## START Given information

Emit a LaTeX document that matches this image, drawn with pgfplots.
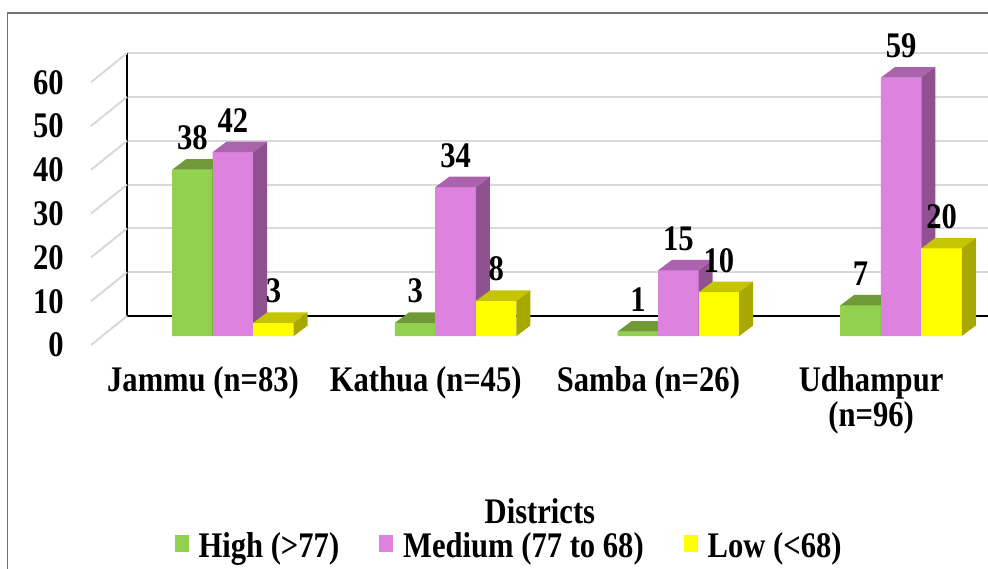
\documentclass[border=0pt]{standalone}
\usepackage{fontspec}
\setmainfont{Liberation Serif}[FakeStretch=0.85]
\usepackage{pgfplots}
\usepackage{pgfplotstable}
\pgfplotsset{compat=1.18}
\pgfkeys{/pgf/number format/assume math mode=true}

\definecolor{hgreen}{RGB}{146,208,80}
\definecolor{hgreentop}{RGB}{112,153,56}
\definecolor{hgreenside}{RGB}{92,128,46}
\definecolor{mpink}{RGB}{222,130,224}
\definecolor{mpinktop}{RGB}{171,99,173}
\definecolor{mpinkside}{RGB}{143,81,143}
\definecolor{lyellow}{RGB}{255,255,0}
\definecolor{lyellowtop}{RGB}{196,196,0}
\definecolor{lyellowside}{RGB}{168,168,0}
\definecolor{gridc}{RGB}{217,217,217}

\newcommand\myfont{\fontsize{18}{16}\selectfont\bfseries}

% whole 3d bar (front, top, side) drawn from its top; \val = value, y unit 2.19pt
\newcommand\declarebox[4]{%
  \pgfdeclareplotmark{#1}{%
    \pgfmathsetmacro\hc{-\val*2.19}%
    \pgfmathsetmacro\hb{5.25-\val*2.19}%
    \pgfsetfillcolor{#2}%
    \pgfpathrectanglecorners{\pgfpoint{-10.125pt}{0pt}}{\pgfpoint{10.125pt}{\hc pt}}%
    \pgfusepath{fill}%
    \pgfsetfillcolor{#3}%
    \pgfpathmoveto{\pgfpoint{-10.125pt}{0pt}}%
    \pgfpathlineto{\pgfpoint{10.125pt}{0pt}}%
    \pgfpathlineto{\pgfpoint{17.125pt}{5.25pt}}%
    \pgfpathlineto{\pgfpoint{-3.125pt}{5.25pt}}%
    \pgfpathclose
    \pgfusepath{fill}%
    \pgfsetfillcolor{#4}%
    \pgfpathmoveto{\pgfpoint{10.125pt}{0pt}}%
    \pgfpathlineto{\pgfpoint{17.125pt}{5.25pt}}%
    \pgfpathlineto{\pgfpoint{17.125pt}{\hb pt}}%
    \pgfpathlineto{\pgfpoint{10.125pt}{\hc pt}}%
    \pgfpathclose
    \pgfusepath{fill}%
  }}
\declarebox{boxgreen}{hgreen}{hgreentop}{hgreenside}
\declarebox{boxpink}{mpink}{mpinktop}{mpinkside}
\declarebox{boxyellow}{lyellow}{lyellowtop}{lyellowside}

\pgfplotstableread{
x high medium low
0 38 42 3
1 3 34 8
2 1 15 10
3 7 59 20
}\districts

\begin{document}
\myfont
\begin{tikzpicture}
\useasboundingbox (0,0) rectangle (494pt,-284pt);
\draw[black!55, line width=0.75pt] (3.75pt,-300pt) -- (3.75pt,-6.6pt) -- (510pt,-6.6pt);

% back wall
\begin{axis}[
    at={(63.5pt,-158pt)}, anchor=south west,
    scale only axis, x=111.35pt, y=2.19pt,
    xmin=0, xmax=3.866, ymin=0, ymax=60,
    axis x line*=bottom, axis y line*=left,
    axis line style={black, line width=1pt},
    xtick=\empty, ytick={0,10,...,60},
    major tick length=0pt,
    ymajorgrids, grid style={gridc, line width=1pt},
    yticklabel style={anchor=east, xshift=-25.5pt, yshift=-14.5pt, font=\myfont},
    clip=false,
]
\pgfplotsinvokeforeach{0,10,...,60}{
    \draw[gridc, line width=1pt] (axis cs:0,#1) -- ++(-18pt,-14.5pt);
}
\end{axis}

% bars
\begin{axis}[
    at={(51pt,-168pt)}, anchor=south west,
    scale only axis, x=111.35pt, y=2.19pt,
    xmin=-0.5882, xmax=3.6, ymin=0, ymax=62,
    axis line style={draw=none}, major tick length=0pt,
    ytick=\empty, xtick={0,1,2,3},
    xticklabels={Jammu (n=83), Kathua (n=45), Samba (n=26), {Udhampur\\(n=96)}},
    xticklabel style={align=center, anchor=north, xshift=-15pt, yshift=-9.3pt, font=\myfont},
    xlabel=Districts,
    xlabel style={at={(axis description cs:0.4695,-0.692)}, anchor=base, font=\myfont},
    nodes near coords align={anchor=base},
    every node near coord/.append style={yshift=10pt, text=black, font=\myfont},
    legend style={at={(0.4375,-0.781)}, anchor=center, draw=none, fill=none,
        legend columns=3, font=\myfont,
        /tikz/every odd column/.append style={column sep=3pt},
        /tikz/every even column/.append style={column sep=18pt}},
    clip=false,
]
\addplot[ybar, bar width=20.25pt, bar shift=-20.25pt, fill=hgreen, draw=none,
    legend image code/.code={\fill[hgreen] (0pt,-2pt) rectangle (7pt,6.5pt);}]
    table[x=x, y=high]{\districts};
\addplot[ybar, bar width=20.25pt, bar shift=0pt, fill=mpink, draw=none,
    legend image code/.code={\fill[mpink] (0pt,-2pt) rectangle (7pt,6.5pt);}]
    table[x=x, y=medium]{\districts};
\addplot[ybar, bar width=20.25pt, bar shift=20.25pt, fill=lyellow, draw=none,
    legend image code/.code={\fill[lyellow] (0pt,-2pt) rectangle (7pt,6.5pt);}]
    table[x=x, y=low]{\districts};
\addplot[forget plot, only marks, scatter, mark=boxgreen, nodes near coords,
    visualization depends on={\thisrow{high}\as\val}]
    table[x expr=\thisrow{x}-0.181859, y=high]{\districts};
\addplot[forget plot, only marks, scatter, mark=boxpink, nodes near coords,
    visualization depends on={\thisrow{medium}\as\val}]
    table[x=x, y=medium]{\districts};
\addplot[forget plot, only marks, scatter, mark=boxyellow, nodes near coords,
    visualization depends on={\thisrow{low}\as\val}]
    table[x expr=\thisrow{x}+0.181859, y=low]{\districts};
\legend{High (>77), Medium (77 to 68), Low (<68)}
\end{axis}
\end{tikzpicture}
\end{document}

## END Given information

* _Work to be completed_:
Repeat the material exactly as it reads, without any of its pictures.

* _Result of the exercise_:
Emit a LaTeX document that matches this image, drawn with pgfplots.
\documentclass[border=0pt]{standalone}
\usepackage{fontspec}
\setmainfont{Liberation Serif}[FakeStretch=0.85]
\usepackage{pgfplots}
\usepackage{pgfplotstable}
\pgfplotsset{compat=1.18}
\pgfkeys{/pgf/number format/assume math mode=true}

\definecolor{hgreen}{RGB}{146,208,80}
\definecolor{hgreentop}{RGB}{112,153,56}
\definecolor{hgreenside}{RGB}{92,128,46}
\definecolor{mpink}{RGB}{222,130,224}
\definecolor{mpinktop}{RGB}{171,99,173}
\definecolor{mpinkside}{RGB}{143,81,143}
\definecolor{lyellow}{RGB}{255,255,0}
\definecolor{lyellowtop}{RGB}{196,196,0}
\definecolor{lyellowside}{RGB}{168,168,0}
\definecolor{gridc}{RGB}{217,217,217}

\newcommand\myfont{\fontsize{18}{16}\selectfont\bfseries}

% whole 3d bar (front, top, side) drawn from its top; \val = value, y unit 2.19pt
\newcommand\declarebox[4]{%
  \pgfdeclareplotmark{#1}{%
    \pgfmathsetmacro\hc{-\val*2.19}%
    \pgfmathsetmacro\hb{5.25-\val*2.19}%
    \pgfsetfillcolor{#2}%
    \pgfpathrectanglecorners{\pgfpoint{-10.125pt}{0pt}}{\pgfpoint{10.125pt}{\hc pt}}%
    \pgfusepath{fill}%
    \pgfsetfillcolor{#3}%
    \pgfpathmoveto{\pgfpoint{-10.125pt}{0pt}}%
    \pgfpathlineto{\pgfpoint{10.125pt}{0pt}}%
    \pgfpathlineto{\pgfpoint{17.125pt}{5.25pt}}%
    \pgfpathlineto{\pgfpoint{-3.125pt}{5.25pt}}%
    \pgfpathclose
    \pgfusepath{fill}%
    \pgfsetfillcolor{#4}%
    \pgfpathmoveto{\pgfpoint{10.125pt}{0pt}}%
    \pgfpathlineto{\pgfpoint{17.125pt}{5.25pt}}%
    \pgfpathlineto{\pgfpoint{17.125pt}{\hb pt}}%
    \pgfpathlineto{\pgfpoint{10.125pt}{\hc pt}}%
    \pgfpathclose
    \pgfusepath{fill}%
  }}
\declarebox{boxgreen}{hgreen}{hgreentop}{hgreenside}
\declarebox{boxpink}{mpink}{mpinktop}{mpinkside}
\declarebox{boxyellow}{lyellow}{lyellowtop}{lyellowside}

\pgfplotstableread{
x high medium low
0 38 42 3
1 3 34 8
2 1 15 10
3 7 59 20
}\districts

\begin{document}
\myfont
\begin{tikzpicture}
\useasboundingbox (0,0) rectangle (494pt,-284pt);
\draw[black!55, line width=0.75pt] (3.75pt,-300pt) -- (3.75pt,-6.6pt) -- (510pt,-6.6pt);

% back wall
\begin{axis}[
    at={(63.5pt,-158pt)}, anchor=south west,
    scale only axis, x=111.35pt, y=2.19pt,
    xmin=0, xmax=3.866, ymin=0, ymax=60,
    axis x line*=bottom, axis y line*=left,
    axis line style={black, line width=1pt},
    xtick=\empty, ytick={0,10,...,60},
    major tick length=0pt,
    ymajorgrids, grid style={gridc, line width=1pt},
    yticklabel style={anchor=east, xshift=-25.5pt, yshift=-14.5pt, font=\myfont},
    clip=false,
]
\pgfplotsinvokeforeach{0,10,...,60}{
    \draw[gridc, line width=1pt] (axis cs:0,#1) -- ++(-18pt,-14.5pt);
}
\end{axis}

% bars
\begin{axis}[
    at={(51pt,-168pt)}, anchor=south west,
    scale only axis, x=111.35pt, y=2.19pt,
    xmin=-0.5882, xmax=3.6, ymin=0, ymax=62,
    axis line style={draw=none}, major tick length=0pt,
    ytick=\empty, xtick={0,1,2,3},
    xticklabels={Jammu (n=83), Kathua (n=45), Samba (n=26), {Udhampur\\(n=96)}},
    xticklabel style={align=center, anchor=north, xshift=-15pt, yshift=-9.3pt, font=\myfont},
    xlabel=Districts,
    xlabel style={at={(axis description cs:0.4695,-0.692)}, anchor=base, font=\myfont},
    nodes near coords align={anchor=base},
    every node near coord/.append style={yshift=10pt, text=black, font=\myfont},
    legend style={at={(0.4375,-0.781)}, anchor=center, draw=none, fill=none,
        legend columns=3, font=\myfont,
        /tikz/every odd column/.append style={column sep=3pt},
        /tikz/every even column/.append style={column sep=18pt}},
    clip=false,
]
\addplot[ybar, bar width=20.25pt, bar shift=-20.25pt, fill=hgreen, draw=none,
    legend image code/.code={\fill[hgreen] (0pt,-2pt) rectangle (7pt,6.5pt);}]
    table[x=x, y=high]{\districts};
\addplot[ybar, bar width=20.25pt, bar shift=0pt, fill=mpink, draw=none,
    legend image code/.code={\fill[mpink] (0pt,-2pt) rectangle (7pt,6.5pt);}]
    table[x=x, y=medium]{\districts};
\addplot[ybar, bar width=20.25pt, bar shift=20.25pt, fill=lyellow, draw=none,
    legend image code/.code={\fill[lyellow] (0pt,-2pt) rectangle (7pt,6.5pt);}]
    table[x=x, y=low]{\districts};
\addplot[forget plot, only marks, scatter, mark=boxgreen, nodes near coords,
    visualization depends on={\thisrow{high}\as\val}]
    table[x expr=\thisrow{x}-0.181859, y=high]{\districts};
\addplot[forget plot, only marks, scatter, mark=boxpink, nodes near coords,
    visualization depends on={\thisrow{medium}\as\val}]
    table[x=x, y=medium]{\districts};
\addplot[forget plot, only marks, scatter, mark=boxyellow, nodes near coords,
    visualization depends on={\thisrow{low}\as\val}]
    table[x expr=\thisrow{x}+0.181859, y=low]{\districts};
\legend{High (>77), Medium (77 to 68), Low (<68)}
\end{axis}
\end{tikzpicture}
\end{document}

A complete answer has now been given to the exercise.